My own blended garden. My own garden has seen a lot of change over the 20-plus years I've been tending it. I began raising produce in large, colorful containers set among flowering perennials in the curb strip and along the driveway about eight years ago. The large pots provide plenty of no-bend, clean-shoe gardening (my favorite kind). The pots are placed where there's great sun exposure and air circulation, providing structure, color and interest to the garden. They look great at the height of the growing season and in the off-season as well.
I come home at the end of the day and spend about five minutes between the curb and my front door. By the time I cross the threshold with a handful of fresh fare, I've figured out what's for dinner and decompressed from the stresses of the day.
Tip: To hold down costs, I selected pots from the heavily discounted "seconds, chips and dings" section at large pottery supply stores.
The modern edible. The blended garden readily adapts to any garden style. Fruit trees are seamlessly incorporated into this modern outdoor sitting area, elevating the space from merely beautiful to bountiful as well.
Double-duty design. A vine-laden arbor provides shade for an outdoor dining room and heaps of fresh table grapes. These vigorous vines aren't too fussy about soil, can withstand periods of drought once established and, other than annual pruning and a little tying up, require little maintenance. Consider planting several varieties of grape on a large arbor for a cornucopia of fresh fruit.
Vines are not the only fruit that can be trained to grow overhead. Although slower than vines, lemon, lime, fig, apple and pear — to name just a few — are great choices to cover an arbor or a pergola.
Tip: Use a deciduous vine such as grape or kiwifruit where you want to have shade in the summer and sun in the winter.
Variety is the spice of life. Look for interesting color and form in the wide variety of veggies, herbs and fruits available. A wealth of beautiful forms and colors exist to add interest to perennial beds and containers.
Or try a twist on the veggie garden that you'll be thrilled to feature front and center. In this photo, colorful row crops are laid out on a jaunty angle, adding play and movement to the composition.
Exploit the ornamental qualities of food-bearing plants. Artichokes, for instance, are strikingly beautiful incorporated into a planting scheme. They provide color, texture and structural interest — as well as a delicious feast. Eat them when they're young and tasty for the freshest 'choke you've ever had, and leave a few to develop into huge, dramatic purple-blue blooms to cut and bring indoors.
Still prefer a traditional veggie patch? No problem — keep the veggies together but give some thought to the layout and construction of beds. Break out of the standard 4 feet by 8 feet raised wood beds lined up along the back property line.
Give your beds style and an attractive layout that looks great year-round. Include a space for lounging, dining or entertaining. Low stone walls add structure, enclosure, visual interest and additional seating in this combined veggie garden and dining patio.
Veggies plus play. Raised Cor-Ten beds are superstylish and play well with the steel-edged boccie court.
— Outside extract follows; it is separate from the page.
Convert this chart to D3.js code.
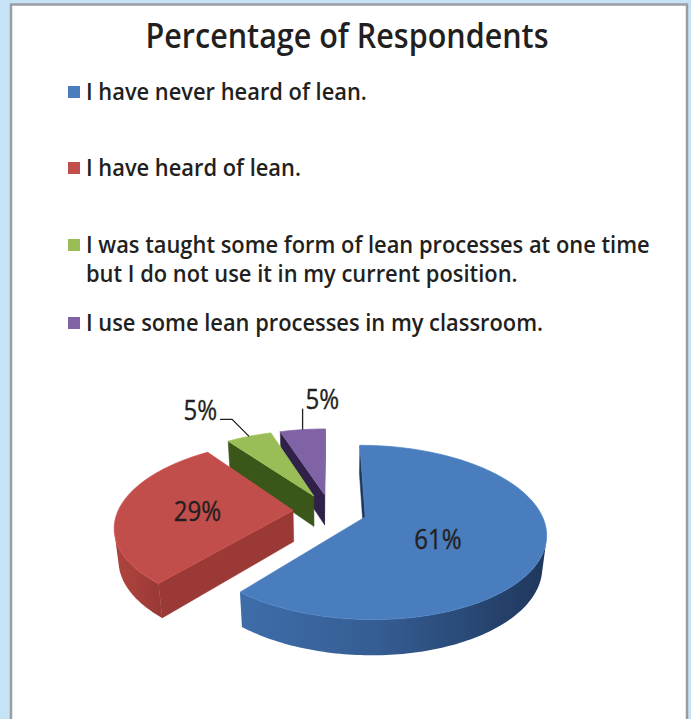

Look for opportunities to integrate your veggie patch with other outdoor spaces to get the most use, value and joy from your garden.
Strong structure for strong interest. This parterre-inspired veggie garden, with its strong architectural lines, is attractive year-round. Add the playful sprinkler — which looks like an armillary sphere when not in operation — and you have a vegetable garden that's fetching enough for center stage.
Make raised beds a focal point. Rather than hide the veg patch from view, these homeowners chose to cultivate their produce in beautiful raised stone beds, which also serve as a focal point at the end of their backyard. The stone walls provide extra seating for large gatherings and bring crops within easy reach without the need for bending or stooping.